Fig 5: A Freeduino MaxSerial Arduino Clone 29
This project uses the Freeduino MaxSerial, which has an RS-232 port built in. This is required to interface with the Morningstar Solar controller, which allows external devices to interrogate it through an RS-232 9-pin serial port. (Most Arduino boards now use a USB port for serial communication, so the Freeduino MaxSerial is actually based on a now-obsolete Arduino specification.) The Freeduino board is based on the Arduino Decimilia specification, which uses an ATMega328 16 MHz microprocessor, and has 14 digital I/O pins, 5 analog input pins, and several voltage outputs for external circuitry.

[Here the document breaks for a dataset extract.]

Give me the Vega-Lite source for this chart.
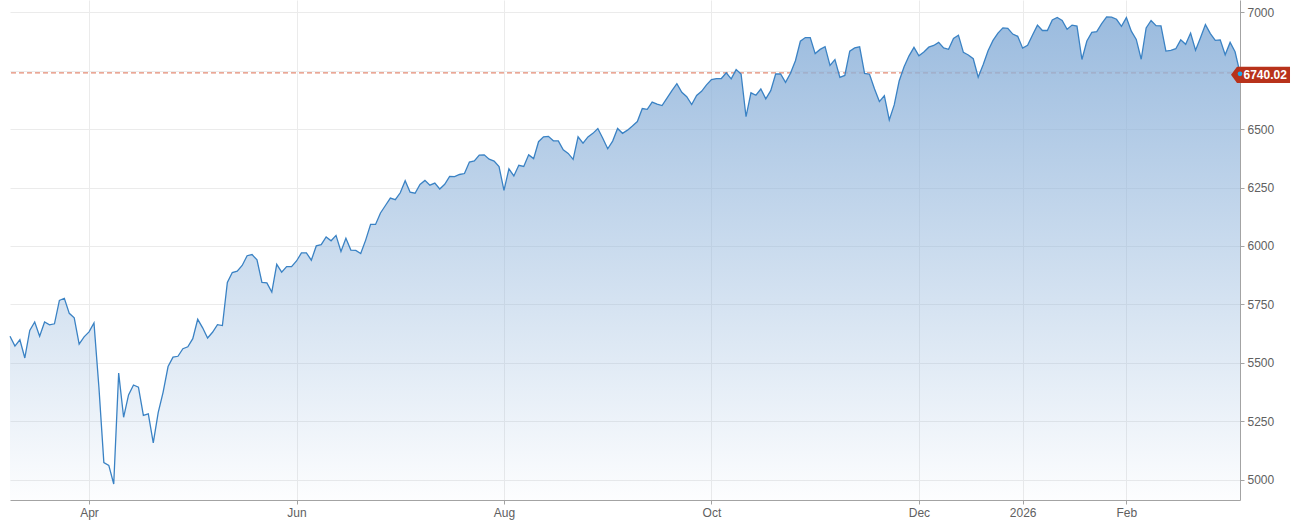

3.1.1.3 The Motorola W260g The last piece of hardware utilized in this project is a Motorola W260g cellular phone, which for the purposes of this project has been engineered into a data transmission device. This is an inexpensive disposable cell phone model generally sold by Tracfone, a pay-as-you-go cellular service company. In this project, the W260g serves as a replacement for an expensive cellular modem. As was the case in every example of existing remote monitoring systems, an expensive and overblown cellular modem is always employed as the actual data transmission device. Considering the fact that these devices are on the order of $600-$800, the exploration of the potential of disposable cellular phones is a worthwhile endeavor. The W260g is available for $14-$15 dollars. While the use of any given hardware generally couples a project to the nuances of a particular device, it is arguable that no part of the hardware design in this project is dependent on the specific design of the Motorola W260g. This will be explained in greater detail later.
Fig 6: The Motorola W260g (Source: Amazon.com)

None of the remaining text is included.